Writing a blog is not necessarily writing a daily essay, though at times one may get it right the first time. While I take care to correct spelling and grammatical errors, my purpose here is to present raw, streaming thought process, unfiltered and unselfcensored. To that end, although when confronted with a factual error, I will correct it, I do not respond to allegations or accusations of faulty reasoning. If you disagree, I invite you to say so! I will never remove a comment because I disagree with it--only if it violates AOL's rules of conduct (post nothing pornographic, racist or anti-Semitic). I write from a primarily emotional place, not a rational place, although I hope that reason does intrude upon my consciousness. I trust to my upbringing and education to make it so.
This weekend I saw three silent films rented from Netflix. In the order of viewing they were: Salome, Lot in Sodom and The Birth of a Nation.
Salome (1923) was loosely adapted from Oscar Wilde's play and starred Alla Nazimova, Russian stage actress who studied with Constantin Stanislavski and was famously lesbian. The production did more for my understanding of the play than any other performance I've seen. It is about the awakening female sexuality, the attraction, the consummation, the inevitable aftermath of self-loathing which leads to death and more death. This was the female psyche as Wilde saw it, at its symbolic fundament. There was a reason why female sexuality is utterly harnessed by the mores of Western Civilization, and this is Wilde's explanation. As Ann Coulter has aptly put it elsewhere, "Women are so vicious."
Lot in Sodom is very interesting historically as the first queer movie. It is self-consciously arty. The Sodomites are presented as beautiful youths cavorting through a temple (elsewhere, temple prostitution has been proffered as the reason for biblical prohibitions on homosexuality, which I do not have time to discuss here). The first fifteen minutes of this 30 minute film is devoted to male beauty. The end focuses on the destruction of Sodom in a rain of fire and brimstone: the inevitable end of unfettered sexual freedom.
I had not seen the entirety of The Birth of a Nation before this weekend.
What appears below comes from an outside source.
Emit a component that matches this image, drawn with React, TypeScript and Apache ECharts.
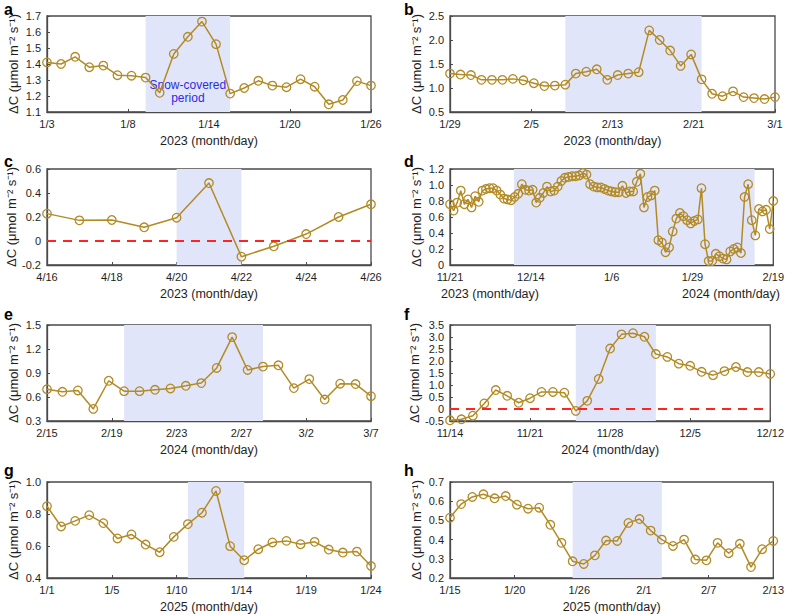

My Introduction to American Film class was supposed to screen itwhen I was in college at PLU, but the print melted in the projector and Dr. Becvar was so distraught that he canceled class. I have now seen the whole film, thanks to Netflix, and only one word can encapsulate the experience:
VILE
The film is the most overtly racist propaganda I have ever seen, thrillingly presented with the highest artful vision, next to Leni Riefenstahl's Triumph of the Will.
The film proves beyond a doubt that the cinema can project beauty, grace, artfulness, symmetry and synchronicity in the service of a higher good, which humanizes and ennobles, but it can use those same artful principles in the service of evil.
For those who haven't seen The Birth of a Nation, the second half of the film deals with the response of southern white gentlemen to the horrors of the reconstruction, and suspected efforts to turn their society upside down to have blacks in control of whites through gerrymandered elections and the horrors of interracial marriage. The whites respond by creating a secret society to battle the forces of darkness, the Ku Klux Klan, based (loosely) on Scotish freedom fighters.
Without doubt, The Birth of a Nation created the language of the cinema: the moving camera, cross cuts, fade-in, fade-out, split screen, panning shots, long shots, close-ups, editing that intercut three simultaneous stories leading to a thrilling climax, the Ride of the KKK, set to music, appropriately enough, by Wagner.
So, while I'm glad I finally saw The Birth of a Nation for its historical significance, I cannot recommend the experience for anyone else. One of the things I remember Dr. Becvar talking about with reference to D.W. Griffith was his tendency toward sentimentality, a charge frequently leveled at Steven Spielberg throughout his career as well. That Griffith succumbed to Thomas Dixon's version of American history bespeaks the kind of naivete that comes from an idealized and sheltered world view. His racism was, for its day, a kind of paternalistic attitude of superiority. He couldn't be said to hate blacks, on the contrary, he felt parental toward them. Griffith was quoted as saying that he loved blacks just like he loved children. Interesting that Andrew Card has also said the same thing about George W. Bush. That the president considers America as a nation of children needing a father/leader to provide for us (and teach us discipline and right from wrong, of course). It was as distasteful in Griffith's day as it is today.
1 comment:
Michael -- I don't say it often enough: I really enjoy your writing. And I also appreciate being exposed to ideas, films and books which would otherwise never make it into my life experience. Thanks.